According to the reports, Ryabchuk used the AK-47 gun, that was just given to him, to deadly shoot four National Guard service people and a civilian woman.
The conscript also wounded five people, who were taken to the hospital to receive emergency care.
The shooting took place at the territory of Pivdenmash, a state-owned factory producing spacecraft and launch vehicles. The alleged shooter and his victims were standing guard at the facility. The murdered civilian woman was operating the factory's gate. She was killed when refusing to let the shooter out.
Authorities opened a criminal investigation against the conscript for premeditated murder, punishable by a maximum sentence of life imprisonment.
Mass shootings remain very rare in Ukraine. The tragedy in Dnipro is the first shooting of that scale to take place among law enforcement or military personnel.
The State Investigation Bureau also opened a proceeding against the National Guard’s top officials for negligence, leading to up to seven years of imprisonment if found guilty. Mykola Balan, the National Guard's commander, resigned from his post after suspending the officer in charge of Ryabchuk's regiment.

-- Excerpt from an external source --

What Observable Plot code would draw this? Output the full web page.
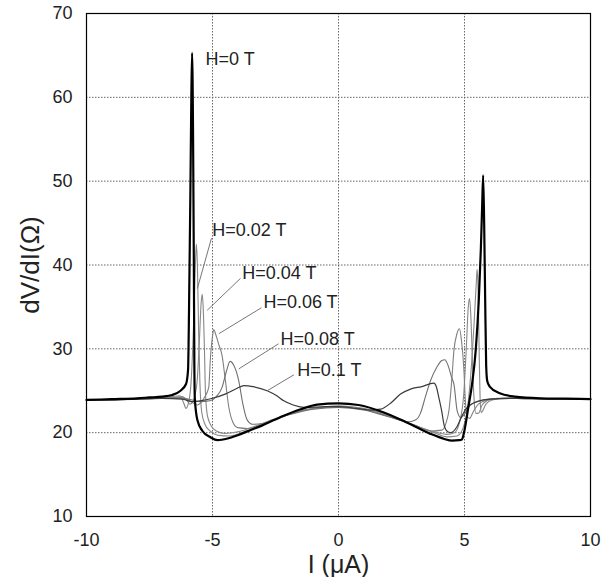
<!DOCTYPE html>
<html><head><meta charset="utf-8">
<script src="https://cdn.jsdelivr.net/npm/d3@7"></script>
<script src="https://cdn.jsdelivr.net/npm/@observablehq/plot@0.6"></script>
<style>body{margin:0;background:#fff;}</style>
</head><body><div id="chart"></div>
<script>
const xTicks = [-10, -5, 0, 5, 10];
const yTicks = [10, 20, 30, 40, 50, 60, 70];

const h0 = [[-10,23.9],[-9,24.0],[-8,24.1],[-7.5,24.2],[-7,24.3],[-6.6,24.5],[-6.27,25.0],[-6.05,25.8],[-5.97,27.5],[-5.93,35],[-5.88,48],[-5.84,60],[-5.81,65.3],[-5.77,55],[-5.74,40],[-5.72,28],[-5.7,24],[-5.6,21.5],[-5.4,20.2],[-5.08,19.45],[-4.8,19.1],[-4.4,19.3],[-4.0,19.7],[-3.5,20.3],[-3.0,20.9],[-2.2,22.0],[-1.5,22.8],[-0.85,23.35],[0,23.5],[0.8,23.3],[1.8,22.4],[2.5,21.5],[3.1,20.65],[3.7,19.8],[4.2,19.25],[4.5,19.05],[4.8,19.1],[4.9,19.2],[5.0,20.3],[5.15,23],[5.3,25.8],[5.45,30],[5.57,36],[5.65,42],[5.7,47],[5.74,50.7],[5.78,45],[5.82,36],[5.86,28],[5.9,26.2],[6.0,25.5],[6.4,24.7],[7.0,24.3],[8,24.1],[9,24.05],[10,24.0]];
const h002 = [[-10,23.85],[-8,24.0],[-7,24.15],[-6.6,24.3],[-6.3,24.4],[-6.15,23.6],[-6.05,22.9],[-5.95,23.6],[-5.85,26],[-5.75,33],[-5.68,40],[-5.64,42.5],[-5.6,40],[-5.55,32],[-5.5,26],[-5.43,22.5],[-5.3,21],[-5.1,20.2],[-4.8,19.7],[-4.3,19.6],[-3.5,20.4],[-2.5,21.6],[-1.5,22.6],[-0.5,23.1],[0,23.2],[1,22.9],[2,22.1],[3,20.9],[3.8,20.0],[4.3,19.5],[4.7,19.6],[4.95,20.6],[5.1,22.5],[5.25,27],[5.38,33],[5.47,38],[5.5,39.5],[5.54,37],[5.58,30],[5.62,24],[5.66,22.4],[5.72,22.6],[5.85,23.4],[6.1,23.9],[6.6,24.1],[7.5,24.05],[10,24.0]];
const h004 = [[-10,23.85],[-8,24.0],[-7,24.1],[-6.5,24.2],[-6.2,24.3],[-6.0,23.8],[-5.9,23.4],[-5.8,23.6],[-5.7,24.4],[-5.6,26.5],[-5.52,31],[-5.45,35.5],[-5.41,36.5],[-5.37,35],[-5.32,30],[-5.28,24.8],[-5.2,22],[-5.05,20.8],[-4.85,20.2],[-4.5,19.9],[-4,20.1],[-3.3,20.8],[-2.5,21.7],[-1.5,22.6],[-0.5,23.0],[0,23.1],[1,22.8],[2,22.0],[3,20.9],[3.8,20.1],[4.3,19.8],[4.6,20.0],[4.8,21.2],[4.97,24.6],[5.07,30],[5.15,35],[5.2,36],[5.25,34],[5.32,28],[5.38,24],[5.45,22.3],[5.55,22.3],[5.7,23.3],[5.9,23.8],[6.3,24.1],[7.5,24.05],[10,24.0]];
const h006 = [[-10,23.85],[-8,24.0],[-7,24.1],[-6.3,24.2],[-6.0,24.0],[-5.8,23.6],[-5.6,23.3],[-5.45,23.6],[-5.3,24.3],[-5.15,25.4],[-5.08,29],[-5.0,31.5],[-4.95,32.3],[-4.88,31.8],[-4.75,30.5],[-4.62,29.2],[-4.5,26.5],[-4.35,23.0],[-4.2,21.3],[-4.0,20.6],[-3.6,20.5],[-3,21.0],[-2,22.2],[-1,22.9],[0,23.1],[1,22.8],[2,21.9],[3,20.9],[3.7,20.2],[4.1,20.3],[4.3,21.5],[4.38,22.6],[4.5,26.5],[4.58,29.8],[4.7,31.8],[4.8,32.4],[4.88,31],[4.97,27.8],[5.04,23.5],[5.1,22.0],[5.2,21.7],[5.35,22.5],[5.55,23.4],[5.9,23.9],[6.5,24.1],[7.5,24.05],[10,24.0]];
const h008 = [[-10,23.85],[-8,24.0],[-7,24.1],[-6.2,24.1],[-5.8,23.9],[-5.5,23.7],[-5.1,23.8],[-4.85,24.3],[-4.62,25.4],[-4.45,27.3],[-4.3,28.5],[-4.15,28.0],[-3.96,26.2],[-3.8,23.5],[-3.62,21.5],[-3.4,21.0],[-3.0,21.1],[-2,22.1],[-1,22.8],[0,23.0],[1,22.7],[2,21.9],[2.8,21.3],[3.05,21.5],[3.25,22.3],[3.45,24.3],[3.65,26.2],[3.9,27.8],[4.1,28.6],[4.22,28.7],[4.35,28.0],[4.5,26.5],[4.58,25.8],[4.71,22.6],[4.85,21.8],[5.0,22.2],[5.2,23.2],[5.5,23.7],[6.0,24.0],[7,24.1],[10,24.0]];
const h01 = [[-10,23.85],[-8,24.0],[-7,24.1],[-6.2,24.0],[-5.8,23.7],[-5.5,23.8],[-5.0,24.1],[-4.5,24.6],[-4.02,25.3],[-3.75,25.6],[-3.4,25.5],[-2.83,25.0],[-2.45,24.4],[-2.17,23.8],[-1.8,23.3],[-1.3,23.0],[-0.5,23.1],[0,23.1],[0.7,22.9],[1.3,22.7],[1.67,22.8],[2.1,23.6],[2.46,24.6],[2.86,25.2],[3.3,25.5],[3.78,25.9],[3.9,25.3],[3.98,24.2],[4.1,22.5],[4.18,21.05],[4.3,20.2],[4.45,20.0],[4.7,20.7],[4.9,22.0],[5.1,23.0],[5.4,23.6],[6.0,24.0],[7,24.1],[10,24.0]];

const fieldLabels = ["H=0 T", "H=0.02 T", "H=0.04 T", "H=0.06 T", "H=0.08 T", "H=0.1 T"];
const labelX = [-5.28, -5.01, -3.82, -2.98, -2.30, -1.64];
const labelY = [64.5, 44.1, 39.05, 35.5, 31.1, 27.4];
// leader lines (for H=0.02 .. H=0.1)
const leadX1 = [-5.04, -3.89, -3.06, -2.38, -1.77];
const leadY1 = [43.2, 38.4, 34.9, 30.6, 26.9];
const leadX2 = [-5.6, -5.21, -4.75, -3.96, -2.83];
const leadY2 = [37.2, 34.6, 31.8, 27.6, 25.0];

const series = [
  {pts: h002, color: "#888888", w: 1.1},
  {pts: h004, color: "#888888", w: 1.1},
  {pts: h006, color: "#808080", w: 1.1},
  {pts: h008, color: "#707070", w: 1.1},
  {pts: h01,  color: "#3a3a3a", w: 1.2},
  {pts: h0,   color: "#000000", w: 2.2}
];

const labels = fieldLabels.map((t, i) => ({t, x: labelX[i], y: labelY[i]}));
const leaders = leadX1.map((v, i) => ({x1: v, y1: leadY1[i], x2: leadX2[i], y2: leadY2[i]}));

const chart = Plot.plot({
  width: 602, height: 577,
  marginLeft: 86, marginRight: 12, marginTop: 13, marginBottom: 61,
  style: {fontFamily: "'Liberation Sans', Arial, sans-serif", fontSize: "18px", background: "#fff", color: "#222"},
  x: {domain: [-10, 10]},
  y: {domain: [10, 70]},
  marks: [
    Plot.gridX(xTicks.slice(1, -1), {stroke: "#555", strokeOpacity: 0.9, strokeWidth: 1, strokeDasharray: "1.5,1.5"}),
    Plot.gridY(yTicks.slice(1, -1), {stroke: "#555", strokeOpacity: 0.9, strokeWidth: 1, strokeDasharray: "1.5,1.5"}),
    Plot.axisX(xTicks, {tickSize: 0, tickPadding: 17, fontSize: 18, label: null, tickFormat: d => String(d)}),
    Plot.axisY(yTicks, {tickSize: 0, tickPadding: 14, fontSize: 18, label: null, tickFormat: d => String(d)}),
    ...series.map(s => Plot.line(s.pts, {x: d => d[0], y: d => d[1], stroke: s.color, strokeWidth: s.w, curve: "monotone-x"})),
    Plot.link(leaders, {x1: "x1", y1: "y1", x2: "x2", y2: "y2", stroke: "#777", strokeWidth: 1}),
    Plot.text(labels, {x: "x", y: "y", text: "t", textAnchor: "start", fontSize: 18, fill: "#222"}),
    Plot.text(["I (\u03bcA)"], {frameAnchor: "bottom", textAnchor: "middle", lineAnchor: "middle", dy: 48, fontSize: 25, fill: "#222"}),
    Plot.text(["dV/dI(\u03a9)"], {frameAnchor: "left", textAnchor: "middle", lineAnchor: "middle", dx: -56, rotate: -90, fontSize: 26, fill: "#222"}),
    Plot.frame({stroke: "#000", strokeWidth: 1.2})
  ]
});
document.getElementById("chart").appendChild(chart);
</script>
</body></html>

The speaker of the National Guard, Ruslan Muzychuk, told Segodnya media outlet that Ryabchuk, as a member of the factory guard, must have had regular check-ups with psychologists, and they had never reported any issues with him.
Two months before he went on the shooting spree, the conscript was reportedly bullied by his fellow servicemen, according to Yulia Yatsyk, a lawmaker and member of the parliament's law enforcement committee. The bullying allegedly came after he informed his supervisors about a fight between other conscripts.
President Volodymyr Zelensky expressed his condolences and called for an investigation. “I expect the police to fully inform the public about all the circumstances of the crime,” Zelensky wrote.
Denys Monastyrsky, the interior minister, wrote on Facebook that a commission would be set up to clarify the circumstances that led to such actions from the conscript.
“The circumstances of Artem Ryabchuk's passing of the military medical commission will also be studied, (and) his mental state when he received a permit to carry weapons,” Monastyrsky wrote.
Ryabchuk was reportedly born in 2001 in Izmail, a city near Odesa, in southern Ukraine. He graduated from the Izmail Agricultural and Technical College and worked as a storekeeper before joining the ranks of the National Guard as a conscript.